#### Exercise prompt:
Starting at the top of the listing, extract every line up to and including the one with "plt.rcParams['font.family'] = ['Liberation". Pictures stay out of the copy.

#### Source data:
%%

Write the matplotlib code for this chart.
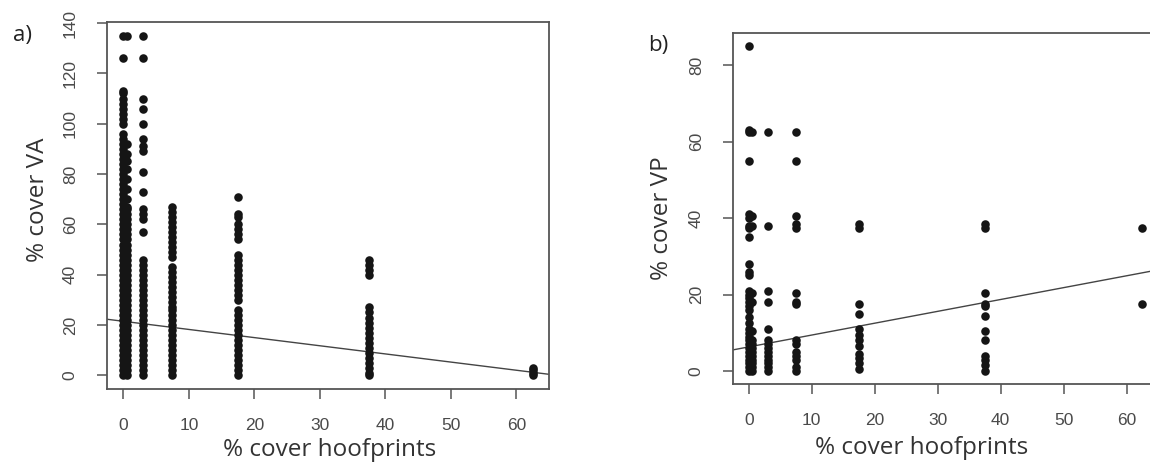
import numpy as np
import matplotlib
matplotlib.use("Agg")
import matplotlib.pyplot as plt

plt.rcParams['font.family'] = ['Liberation Sans', 'DejaVu Sans']

# Panel a) % cover VA by hoofprint cover class
va_x0 = [0, 2, 4, 6, 8, 10, 12, 14, 16, 18, 20, 22, 24, 26, 28, 30, 32, 34, 36, 38,
         40, 42, 44, 46, 48, 50, 52, 54, 56, 58, 60, 62, 64, 66, 68, 70, 72, 74, 76,
         78, 80, 82, 84, 86, 88, 90, 92, 94, 96,
         100, 102, 104, 106, 108, 110, 112, 113, 126, 135]
va_x05 = [0, 2, 4, 6, 8, 10, 12, 14, 16, 18, 20, 22, 24, 26, 28, 30, 32, 34, 36,
          38, 40, 42, 44, 46, 48, 50, 52, 54, 56, 58, 60, 62, 64, 66, 67,
          70, 74, 78, 82, 85, 88, 92, 135]
va_x3 = [0, 2, 4, 6, 8, 10, 12, 14, 16, 18, 20, 22, 24, 26, 28, 30, 32, 34, 36, 38,
         40, 42, 44, 46, 57, 62, 64, 66, 73, 81, 89, 91, 94, 100, 106, 110, 126, 135]
va_x75 = [0, 2, 4, 6, 8, 10, 12, 14, 16, 18, 20, 22, 24, 26, 27,
          29, 31, 33, 35, 37, 39, 41, 43,
          47, 49, 51, 53, 55, 57, 59, 61, 63, 65, 67]
va_x175 = [0, 2, 4, 6, 8, 10, 12, 14, 16, 18, 20, 22, 24, 26,
           30, 32, 34, 36, 38, 40, 42, 44, 46, 48,
           54, 56, 58, 60, 63, 64, 71]
va_x375 = [0, 1, 3, 5, 7, 9, 11, 13, 15, 17, 19, 21, 23, 25, 27, 40, 42, 44, 46]
va_x625 = [0, 1, 2, 3]
va_fit = (21.5, -0.324)  # intercept, slope

# Panel b) % cover VP by hoofprint cover class
vp_x0 = [0, 1, 2, 3, 4, 5, 6, 7, 8, 9, 10, 11, 12.5, 14, 16, 17, 18, 19, 20, 21,
         25, 26, 28, 35, 37.5, 38, 40, 41, 55, 62.5, 63, 85]
vp_x05 = [0, 1, 2, 3, 4, 5, 6, 7, 8, 10.5, 18, 20.5, 38, 40.5, 62.5]
vp_x3 = [0, 1, 2, 3, 4, 5, 6, 7, 8, 11, 18, 21, 38, 62.5]
vp_x75 = [0, 1, 3, 4, 5, 7, 8, 17.5, 18, 20.5, 37.5, 38.5, 40.5, 55, 62.5]
vp_x175 = [0.5, 2, 3.5, 4.5, 6.5, 8, 9.5, 11, 15, 17.5, 37.5, 38.5]
vp_x375 = [0, 1.5, 3, 4, 8, 10.5, 14.5, 17, 17.5, 20.5, 37.5, 38.5]
vp_x625 = [17.5, 37.5]
vp_fit = (6.3, 0.31)

classes = [0, 0.5, 3, 7.5, 17.5, 37.5, 62.5]
va_cols = [va_x0, va_x05, va_x3, va_x75, va_x175, va_x375, va_x625]
vp_cols = [vp_x0, vp_x05, vp_x3, vp_x75, vp_x175, vp_x375, vp_x625]

W, H = 1150, 467
fig = plt.figure(figsize=(W / 100, H / 100), dpi=100)
ax1 = fig.add_axes([107 / W, 1 - 389 / H, (549 - 107) / W, (389 - 22) / H])
ax2 = fig.add_axes([733 / W, 1 - 384 / H, (1158 - 733) / W, (384 - 33) / H])

label_font = ['Open Sans', 'DejaVu Sans']
spine_col = '#555555'
tick_col = '#4a4a4a'


def style(ax, yticks):
    for s in ax.spines.values():
        s.set_color(spine_col)
        s.set_linewidth(1.3)
    ax.set_xticks([0, 10, 20, 30, 40, 50, 60])
    ax.set_yticks(yticks)
    ax.tick_params(axis='both', direction='out', length=7, width=1.1,
                   color=spine_col, labelcolor=tick_col, labelsize=12.5, pad=14)
    for lab in ax.get_yticklabels():
        lab.set_rotation(90)
        lab.set_va('center')


for ax, cols, fit in [(ax1, va_cols, va_fit), (ax2, vp_cols, vp_fit)]:
    for xc, ys in zip(classes, cols):
        ax.scatter(np.full(len(ys), xc), ys, s=38, color='#151515', linewidths=0, zorder=3)
    ax.axline((0, fit[0]), slope=fit[1], color='#444444', lw=1.0, zorder=2)
    ax.set_xlim(-2.5, 65)

ax1.set_ylim(-5.4, 140.4)
ax2.set_ylim(-3.4, 88.4)
style(ax1, [0, 20, 40, 60, 80, 100, 120, 140])
style(ax2, [0, 20, 40, 60, 80])

fig.text(330 / W, 1 - 450 / H, '% cover hoofprints', ha='center', va='center',
         fontsize=17.5, color='#333333', family=label_font)
fig.text(38 / W, 1 - 200 / H, '% cover VA', ha='center', va='center', rotation=90,
         fontsize=17.5, color='#333333', family=label_font)
fig.text(922 / W, 1 - 448 / H, '% cover hoofprints', ha='center', va='center',
         fontsize=17.5, color='#333333', family=label_font)
fig.text(662 / W, 1 - 218 / H, '% cover VP', ha='center', va='center', rotation=90,
         fontsize=17.5, color='#333333', family=label_font)
fig.text(22 / W, 1 - 35 / H, 'a)', ha='center', va='center', fontsize=16,
         color='#222222', family=label_font)
fig.text(658 / W, 1 - 45 / H, 'b)', ha='center', va='center', fontsize=16,
         color='#222222', family=label_font)

fig.savefig('out.png', dpi=100)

%%

#### Answer for this exercise:
Write the matplotlib code for this chart.
import numpy as np
import matplotlib
matplotlib.use("Agg")
import matplotlib.pyplot as plt

plt.rcParams['font.family'] = ['Liberation Sans', 'DejaVu Sans']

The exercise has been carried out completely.